>> START RECORDS TO PROCESS

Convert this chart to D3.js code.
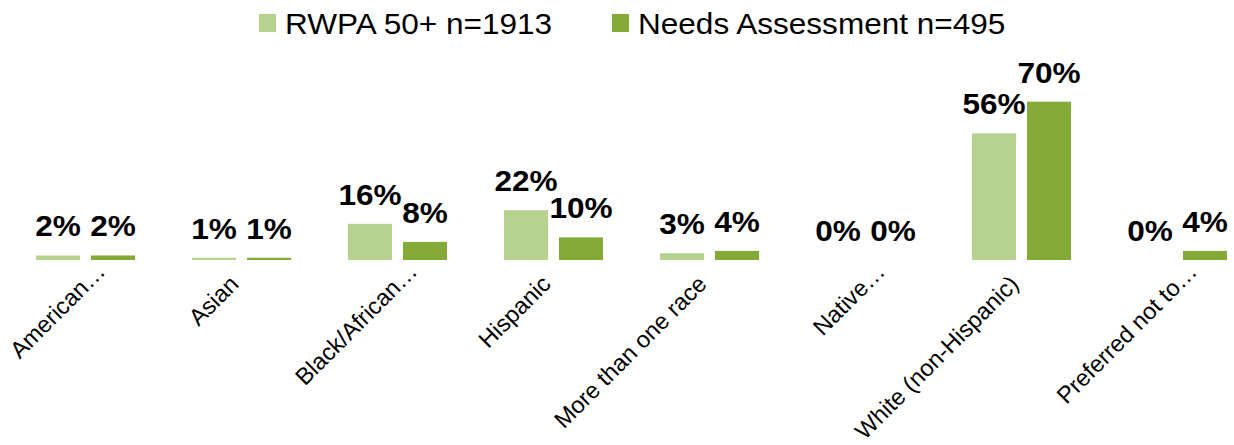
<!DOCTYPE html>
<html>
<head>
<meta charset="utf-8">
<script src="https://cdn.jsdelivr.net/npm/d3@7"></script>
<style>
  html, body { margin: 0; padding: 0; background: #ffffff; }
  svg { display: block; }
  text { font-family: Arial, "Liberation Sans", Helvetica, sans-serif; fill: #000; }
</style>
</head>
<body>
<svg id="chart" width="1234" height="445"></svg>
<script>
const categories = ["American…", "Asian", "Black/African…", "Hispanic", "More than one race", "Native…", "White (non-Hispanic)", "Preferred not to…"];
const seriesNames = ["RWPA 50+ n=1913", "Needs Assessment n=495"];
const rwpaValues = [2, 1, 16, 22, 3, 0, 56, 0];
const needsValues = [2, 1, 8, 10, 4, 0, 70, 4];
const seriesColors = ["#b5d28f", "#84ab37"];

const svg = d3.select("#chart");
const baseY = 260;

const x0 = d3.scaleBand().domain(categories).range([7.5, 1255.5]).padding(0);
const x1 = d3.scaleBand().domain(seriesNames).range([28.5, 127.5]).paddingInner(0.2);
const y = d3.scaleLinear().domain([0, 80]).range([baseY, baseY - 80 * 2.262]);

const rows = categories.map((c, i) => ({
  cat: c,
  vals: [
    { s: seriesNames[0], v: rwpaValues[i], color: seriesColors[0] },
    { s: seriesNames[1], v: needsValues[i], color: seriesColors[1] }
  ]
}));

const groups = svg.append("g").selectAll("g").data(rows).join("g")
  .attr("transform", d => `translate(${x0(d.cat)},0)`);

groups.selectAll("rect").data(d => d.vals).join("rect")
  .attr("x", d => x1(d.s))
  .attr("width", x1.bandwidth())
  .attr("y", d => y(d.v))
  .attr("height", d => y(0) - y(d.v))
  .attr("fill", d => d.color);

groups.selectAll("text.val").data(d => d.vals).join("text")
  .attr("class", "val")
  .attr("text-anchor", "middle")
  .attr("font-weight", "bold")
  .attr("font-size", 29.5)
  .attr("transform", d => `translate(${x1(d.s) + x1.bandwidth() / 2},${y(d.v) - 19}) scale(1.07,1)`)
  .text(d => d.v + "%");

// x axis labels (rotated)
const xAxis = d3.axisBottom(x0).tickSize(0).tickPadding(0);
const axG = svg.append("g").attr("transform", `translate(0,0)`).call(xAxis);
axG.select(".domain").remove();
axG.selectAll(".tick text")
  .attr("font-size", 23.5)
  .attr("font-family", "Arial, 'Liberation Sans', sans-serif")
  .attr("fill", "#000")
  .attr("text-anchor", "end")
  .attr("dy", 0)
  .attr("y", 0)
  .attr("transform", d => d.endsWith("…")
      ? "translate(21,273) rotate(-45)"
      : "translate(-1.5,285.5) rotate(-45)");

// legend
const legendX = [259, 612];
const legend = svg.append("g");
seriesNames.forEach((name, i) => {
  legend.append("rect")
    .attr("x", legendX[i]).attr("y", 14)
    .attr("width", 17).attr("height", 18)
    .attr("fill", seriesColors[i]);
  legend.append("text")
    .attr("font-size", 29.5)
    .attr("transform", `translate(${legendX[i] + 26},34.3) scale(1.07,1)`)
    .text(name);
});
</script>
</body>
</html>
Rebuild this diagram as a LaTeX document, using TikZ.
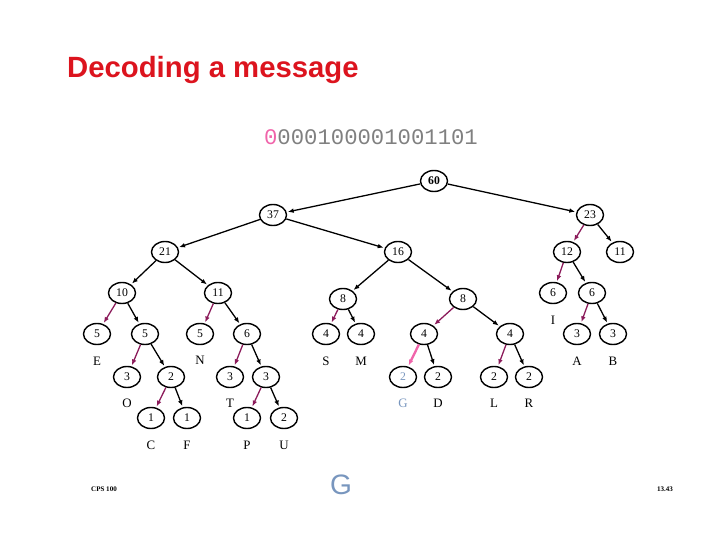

>> END RECORDS TO PROCESS

- **TASK**
Transcribe exactly, please, the lines between the start of the records above and the line holding "const baseY = 260;", counting both of those lines and omitting pictures.

- **ANSWER TO THIS PROBLEM**
Convert this chart to D3.js code.
<!DOCTYPE html>
<html>
<head>
<meta charset="utf-8">
<script src="https://cdn.jsdelivr.net/npm/d3@7"></script>
<style>
  html, body { margin: 0; padding: 0; background: #ffffff; }
  svg { display: block; }
  text { font-family: Arial, "Liberation Sans", Helvetica, sans-serif; fill: #000; }
</style>
</head>
<body>
<svg id="chart" width="1234" height="445"></svg>
<script>
const categories = ["American…", "Asian", "Black/African…", "Hispanic", "More than one race", "Native…", "White (non-Hispanic)", "Preferred not to…"];
const seriesNames = ["RWPA 50+ n=1913", "Needs Assessment n=495"];
const rwpaValues = [2, 1, 16, 22, 3, 0, 56, 0];
const needsValues = [2, 1, 8, 10, 4, 0, 70, 4];
const seriesColors = ["#b5d28f", "#84ab37"];

const svg = d3.select("#chart");
const baseY = 260;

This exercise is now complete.